Landing one major customer requiring quality certification... = $500K-$5M new revenue opportunity

Employee Engagement

People take pride in quality work. Lower turnover, higher productivity, better problem-solving.

Reducing turnover by 5 people/year at $15K replacement cost each... = $75K annual savings

Presenting ROI to Leadership

The best analysis fails if you can't communicate it effectively. Frame quality ROI in terms executives care about.

01

Lead with the Bottom Line

Start with the ROI number and payback period. "This $50K investment returns $150K annually—a 3-month payback." Details come after you have attention.

02

Connect to Strategic Goals

Link quality ROI to what leadership already cares about: customer retention, market expansion, margin improvement, operational efficiency.

03

Show Conservative & Optimistic Scenarios

Present a range: "Conservative estimate: 150% ROI. If we achieve full potential: 300% ROI." Credibility comes from acknowledging uncertainty.

04

Include Non-Financial Benefits

Mention customer satisfaction, risk reduction, competitive positioning. These matter even if you can't put a dollar figure on them.

Prove Your Quality ROI

Oxmaint gives you the data to calculate, track, and demonstrate quality ROI—from cost of quality metrics to improvement tracking. See the financial impact of every quality initiative.

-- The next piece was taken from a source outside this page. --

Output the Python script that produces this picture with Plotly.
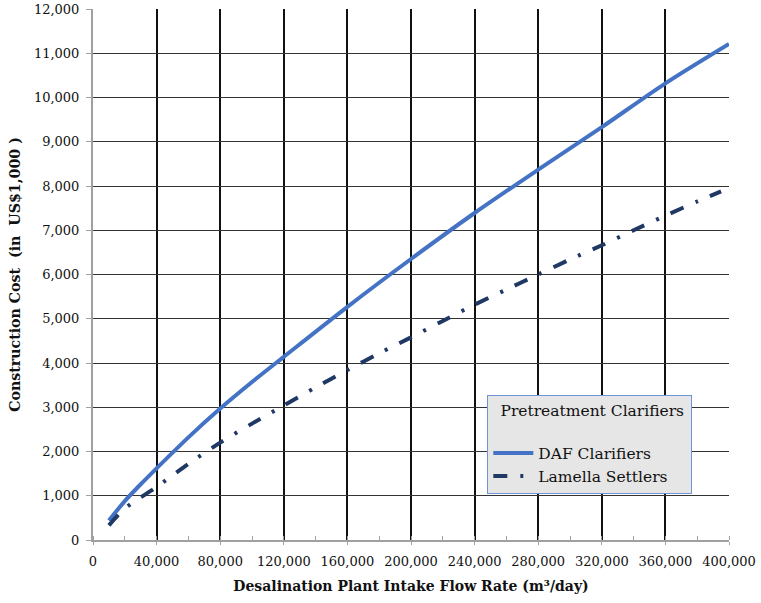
import plotly.graph_objects as go

# Intake flow rate (m3/day) and construction cost (US$1,000)
daf_flow = [10000, 20000, 30000, 40000, 60000, 80000, 100000, 120000, 160000,
            200000, 240000, 280000, 320000, 360000, 400000]
daf_cost = [440, 880, 1260, 1620, 2320, 2970, 3570, 4140, 5270,
            6350, 7390, 8370, 9330, 10320, 11210]

lamella_flow = [10000, 20000, 40000, 60000, 80000, 100000, 120000, 140000, 160000,
                180000, 200000, 220000, 240000, 260000, 280000, 300000, 320000,
                340000, 360000, 380000, 395000]
lamella_cost = [330, 710, 1200, 1720, 2200, 2630, 3040, 3450, 3840,
                4220, 4580, 4950, 5320, 5660, 6000, 6340, 6660,
                7000, 7330, 7650, 7880]

x_ticks = list(range(0, 400001, 40000))
x_labels = [f"{v:,}" for v in x_ticks]
y_ticks = list(range(0, 12001, 1000))
y_labels = [f"{v:,}" for v in y_ticks]

FONT = "DejaVu Serif"

fig = go.Figure()
fig.add_trace(go.Scatter(
    x=daf_flow, y=daf_cost, name="DAF Clarifiers", mode="lines",
    line=dict(color="#4472C4", width=4, shape="spline", smoothing=0.8),
))
fig.add_trace(go.Scatter(
    x=lamella_flow, y=lamella_cost, name="Lamella Settlers", mode="lines",
    line=dict(color="#1F3864", width=4, shape="spline", smoothing=0.8,
              dash="14px,13px,3px,13px"),
))

fig.update_layout(
    width=761, height=603,
    margin=dict(l=93, r=32, t=9, b=63),
    paper_bgcolor="white", plot_bgcolor="white",
    font=dict(family=FONT, size=13, color="#111"),
    showlegend=True,
    legend=dict(
        x=0.62, y=0.273, xanchor="left", yanchor="top",
        bgcolor="#E6E6E6", bordercolor="#6F95D8", borderwidth=1,
        font=dict(family=FONT, size=15.5, color="#111"),
        title=dict(text="&nbsp;&nbsp;Pretreatment Clarifiers&nbsp;<br> ",
                   side="top center",
                   font=dict(family=FONT, size=15.5, color="#111")),
        itemwidth=40,
    ),
)

fig.update_xaxes(
    range=[0, 400000], tickvals=x_ticks, ticktext=x_labels,
    automargin=False,
    showgrid=True, gridcolor="#111", gridwidth=2,
    showline=True, linecolor="#A0A0A0", linewidth=2,
    ticks="outside", ticklen=3, tickcolor="#A0A0A0",
    minor=dict(dtick=20000, ticks="inside", ticklen=4, tickcolor="#A0A0A0",
               showgrid=False),
    zeroline=False, ticklabelstandoff=5,
    tickfont=dict(family=FONT, size=13, color="#111"),
    title=dict(text="<b>Desalination Plant Intake Flow Rate (m³/day)</b>",
               font=dict(family=FONT, size=14, color="#111"), standoff=14),
)
fig.update_yaxes(
    range=[0, 12000], tickvals=y_ticks, ticktext=y_labels,
    automargin=False,
    showgrid=True, gridcolor="#333", gridwidth=1,
    showline=True, linecolor="#A0A0A0", linewidth=2,
    ticks="outside", ticklen=5, tickcolor="#A0A0A0",
    zeroline=False, ticklabelstandoff=4,
    tickfont=dict(family=FONT, size=13, color="#111"),
    title=dict(text="<b>Construction Cost  (in  US$1,000 )</b>",
               font=dict(family=FONT, size=14.2, color="#111"), standoff=10),
)

fig.write_html("out.html")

 Frequently Asked Questions

What's a realistic COQ reduction target?
Most organizations can reduce COQ by 20-40% in the first two years of focused effort. World-class manufacturers achieve COQ below 5% of revenue, but starting from 15-20%, getting to 10% is a reasonable 2-3 year goal. The key is shifting spend from failure to prevention.
How do we track quality costs we don't currently measure?
Start with what you have: scrap reports, rework tickets, warranty claims. Then build tracking for gaps—inspection time, quality meeting hours, complaint handling. Even estimates are better than nothing. Precision matters less than consistency—track the same way over time to see trends.
Should we include opportunity costs in ROI calculations?
For internal analysis, yes—lost production time, delayed shipments, and lost sales opportunities are real costs. For executive presentations, be careful: hard costs are more credible than soft costs. Present opportunity costs separately as "additional potential value" rather than mixing them with direct savings.
How long before quality investments show ROI?
Expect quick wins in 1-3 months (reduced scrap from obvious fixes), significant improvement in 6-12 months (process changes, training impact), and full ROI realization in 12-24 months (culture change, prevention focus). Track leading indicators monthly to show progress before full financial impact appears.
What if leadership doesn't believe the ROI projections?
Propose a pilot with measurable milestones. "Let's implement on one line for 90 days and measure actual savings before full rollout." Real data from your own operation is more convincing than any projection. Also benchmark against published case studies from similar industries.